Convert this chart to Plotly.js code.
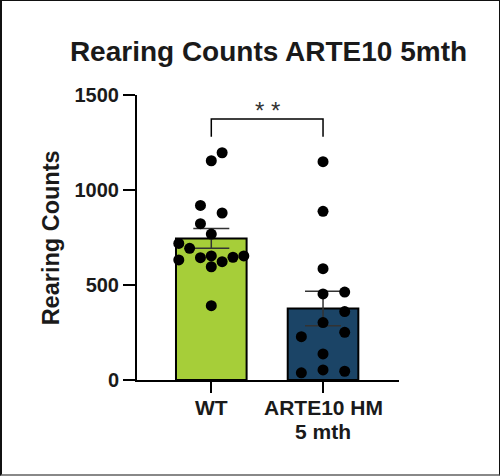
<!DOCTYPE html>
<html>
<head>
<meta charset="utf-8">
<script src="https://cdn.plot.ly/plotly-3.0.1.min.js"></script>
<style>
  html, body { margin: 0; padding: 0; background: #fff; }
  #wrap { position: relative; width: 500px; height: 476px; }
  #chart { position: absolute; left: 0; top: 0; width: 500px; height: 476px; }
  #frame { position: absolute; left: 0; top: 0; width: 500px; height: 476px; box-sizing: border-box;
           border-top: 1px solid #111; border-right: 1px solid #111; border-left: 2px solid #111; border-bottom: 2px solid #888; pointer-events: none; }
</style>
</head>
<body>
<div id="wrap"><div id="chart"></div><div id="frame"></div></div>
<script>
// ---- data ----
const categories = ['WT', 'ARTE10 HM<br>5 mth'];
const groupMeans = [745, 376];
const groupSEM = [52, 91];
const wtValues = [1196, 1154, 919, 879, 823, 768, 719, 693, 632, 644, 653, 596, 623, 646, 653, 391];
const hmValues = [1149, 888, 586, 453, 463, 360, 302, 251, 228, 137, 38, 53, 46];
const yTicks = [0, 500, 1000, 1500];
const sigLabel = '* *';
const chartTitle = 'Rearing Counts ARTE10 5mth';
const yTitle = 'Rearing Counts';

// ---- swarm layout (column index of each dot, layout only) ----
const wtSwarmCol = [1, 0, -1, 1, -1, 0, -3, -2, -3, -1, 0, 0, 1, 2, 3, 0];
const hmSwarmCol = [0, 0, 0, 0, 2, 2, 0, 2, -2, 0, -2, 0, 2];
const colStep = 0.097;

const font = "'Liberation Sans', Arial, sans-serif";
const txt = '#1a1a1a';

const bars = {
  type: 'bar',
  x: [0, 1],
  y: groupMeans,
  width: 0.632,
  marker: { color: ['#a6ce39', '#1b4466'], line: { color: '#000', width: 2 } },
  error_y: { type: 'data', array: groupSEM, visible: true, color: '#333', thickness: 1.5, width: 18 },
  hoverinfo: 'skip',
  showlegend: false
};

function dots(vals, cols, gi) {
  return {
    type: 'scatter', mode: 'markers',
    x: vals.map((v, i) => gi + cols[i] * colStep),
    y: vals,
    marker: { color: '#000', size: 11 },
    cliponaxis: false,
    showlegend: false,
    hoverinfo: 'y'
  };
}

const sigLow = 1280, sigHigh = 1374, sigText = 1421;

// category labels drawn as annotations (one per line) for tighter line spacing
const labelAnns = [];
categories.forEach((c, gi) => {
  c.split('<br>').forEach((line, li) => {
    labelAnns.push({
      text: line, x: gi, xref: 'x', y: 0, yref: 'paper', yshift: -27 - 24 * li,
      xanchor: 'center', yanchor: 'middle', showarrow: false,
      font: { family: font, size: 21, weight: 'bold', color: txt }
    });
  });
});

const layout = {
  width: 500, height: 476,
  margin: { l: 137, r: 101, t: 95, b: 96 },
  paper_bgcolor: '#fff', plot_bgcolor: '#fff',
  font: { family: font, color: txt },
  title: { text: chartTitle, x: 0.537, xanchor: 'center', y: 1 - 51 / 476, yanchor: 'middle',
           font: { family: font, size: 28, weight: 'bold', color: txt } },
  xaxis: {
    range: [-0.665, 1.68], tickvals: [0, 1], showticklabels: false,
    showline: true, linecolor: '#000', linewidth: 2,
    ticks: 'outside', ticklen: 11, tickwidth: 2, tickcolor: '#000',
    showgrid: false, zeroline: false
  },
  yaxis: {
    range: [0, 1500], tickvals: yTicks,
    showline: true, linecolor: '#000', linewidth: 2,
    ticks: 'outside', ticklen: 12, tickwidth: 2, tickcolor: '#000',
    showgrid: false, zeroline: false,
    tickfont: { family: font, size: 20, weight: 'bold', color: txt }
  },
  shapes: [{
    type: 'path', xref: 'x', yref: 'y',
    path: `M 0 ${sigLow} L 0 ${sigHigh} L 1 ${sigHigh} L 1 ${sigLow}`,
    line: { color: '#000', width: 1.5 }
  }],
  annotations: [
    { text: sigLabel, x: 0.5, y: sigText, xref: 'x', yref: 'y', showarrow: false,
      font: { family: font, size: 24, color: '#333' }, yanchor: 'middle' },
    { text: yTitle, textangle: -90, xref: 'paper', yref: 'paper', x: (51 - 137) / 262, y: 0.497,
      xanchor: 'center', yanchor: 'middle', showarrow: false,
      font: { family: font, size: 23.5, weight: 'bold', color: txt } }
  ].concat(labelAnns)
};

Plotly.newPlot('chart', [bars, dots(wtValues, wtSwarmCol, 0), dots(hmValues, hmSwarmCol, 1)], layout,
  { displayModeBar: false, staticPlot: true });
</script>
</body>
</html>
----
**Prompt:**
Repeat all the data as it stands, dropping any images it holds.

**Task answer:**
Convert this chart to Plotly.js code.
<!DOCTYPE html>
<html>
<head>
<meta charset="utf-8">
<script src="https://cdn.plot.ly/plotly-3.0.1.min.js"></script>
<style>
  html, body { margin: 0; padding: 0; background: #fff; }
  #wrap { position: relative; width: 500px; height: 476px; }
  #chart { position: absolute; left: 0; top: 0; width: 500px; height: 476px; }
  #frame { position: absolute; left: 0; top: 0; width: 500px; height: 476px; box-sizing: border-box;
           border-top: 1px solid #111; border-right: 1px solid #111; border-left: 2px solid #111; border-bottom: 2px solid #888; pointer-events: none; }
</style>
</head>
<body>
<div id="wrap"><div id="chart"></div><div id="frame"></div></div>
<script>
// ---- data ----
const categories = ['WT', 'ARTE10 HM<br>5 mth'];
const groupMeans = [745, 376];
const groupSEM = [52, 91];
const wtValues = [1196, 1154, 919, 879, 823, 768, 719, 693, 632, 644, 653, 596, 623, 646, 653, 391];
const hmValues = [1149, 888, 586, 453, 463, 360, 302, 251, 228, 137, 38, 53, 46];
const yTicks = [0, 500, 1000, 1500];
const sigLabel = '* *';
const chartTitle = 'Rearing Counts ARTE10 5mth';
const yTitle = 'Rearing Counts';

// ---- swarm layout (column index of each dot, layout only) ----
const wtSwarmCol = [1, 0, -1, 1, -1, 0, -3, -2, -3, -1, 0, 0, 1, 2, 3, 0];
const hmSwarmCol = [0, 0, 0, 0, 2, 2, 0, 2, -2, 0, -2, 0, 2];
const colStep = 0.097;

const font = "'Liberation Sans', Arial, sans-serif";
const txt = '#1a1a1a';

const bars = {
  type: 'bar',
  x: [0, 1],
  y: groupMeans,
  width: 0.632,
  marker: { color: ['#a6ce39', '#1b4466'], line: { color: '#000', width: 2 } },
  error_y: { type: 'data', array: groupSEM, visible: true, color: '#333', thickness: 1.5, width: 18 },
  hoverinfo: 'skip',
  showlegend: false
};

function dots(vals, cols, gi) {
  return {
    type: 'scatter', mode: 'markers',
    x: vals.map((v, i) => gi + cols[i] * colStep),
    y: vals,
    marker: { color: '#000', size: 11 },
    cliponaxis: false,
    showlegend: false,
    hoverinfo: 'y'
  };
}

const sigLow = 1280, sigHigh = 1374, sigText = 1421;

// category labels drawn as annotations (one per line) for tighter line spacing
const labelAnns = [];
categories.forEach((c, gi) => {
  c.split('<br>').forEach((line, li) => {
    labelAnns.push({
      text: line, x: gi, xref: 'x', y: 0, yref: 'paper', yshift: -27 - 24 * li,
      xanchor: 'center', yanchor: 'middle', showarrow: false,
      font: { family: font, size: 21, weight: 'bold', color: txt }
    });
  });
});

const layout = {
  width: 500, height: 476,
  margin: { l: 137, r: 101, t: 95, b: 96 },
  paper_bgcolor: '#fff', plot_bgcolor: '#fff',
  font: { family: font, color: txt },
  title: { text: chartTitle, x: 0.537, xanchor: 'center', y: 1 - 51 / 476, yanchor: 'middle',
           font: { family: font, size: 28, weight: 'bold', color: txt } },
  xaxis: {
    range: [-0.665, 1.68], tickvals: [0, 1], showticklabels: false,
    showline: true, linecolor: '#000', linewidth: 2,
    ticks: 'outside', ticklen: 11, tickwidth: 2, tickcolor: '#000',
    showgrid: false, zeroline: false
  },
  yaxis: {
    range: [0, 1500], tickvals: yTicks,
    showline: true, linecolor: '#000', linewidth: 2,
    ticks: 'outside', ticklen: 12, tickwidth: 2, tickcolor: '#000',
    showgrid: false, zeroline: false,
    tickfont: { family: font, size: 20, weight: 'bold', color: txt }
  },
  shapes: [{
    type: 'path', xref: 'x', yref: 'y',
    path: `M 0 ${sigLow} L 0 ${sigHigh} L 1 ${sigHigh} L 1 ${sigLow}`,
    line: { color: '#000', width: 1.5 }
  }],
  annotations: [
    { text: sigLabel, x: 0.5, y: sigText, xref: 'x', yref: 'y', showarrow: false,
      font: { family: font, size: 24, color: '#333' }, yanchor: 'middle' },
    { text: yTitle, textangle: -90, xref: 'paper', yref: 'paper', x: (51 - 137) / 262, y: 0.497,
      xanchor: 'center', yanchor: 'middle', showarrow: false,
      font: { family: font, size: 23.5, weight: 'bold', color: txt } }
  ].concat(labelAnns)
};

Plotly.newPlot('chart', [bars, dots(wtValues, wtSwarmCol, 0), dots(hmValues, hmSwarmCol, 1)], layout,
  { displayModeBar: false, staticPlot: true });
</script>
</body>
</html>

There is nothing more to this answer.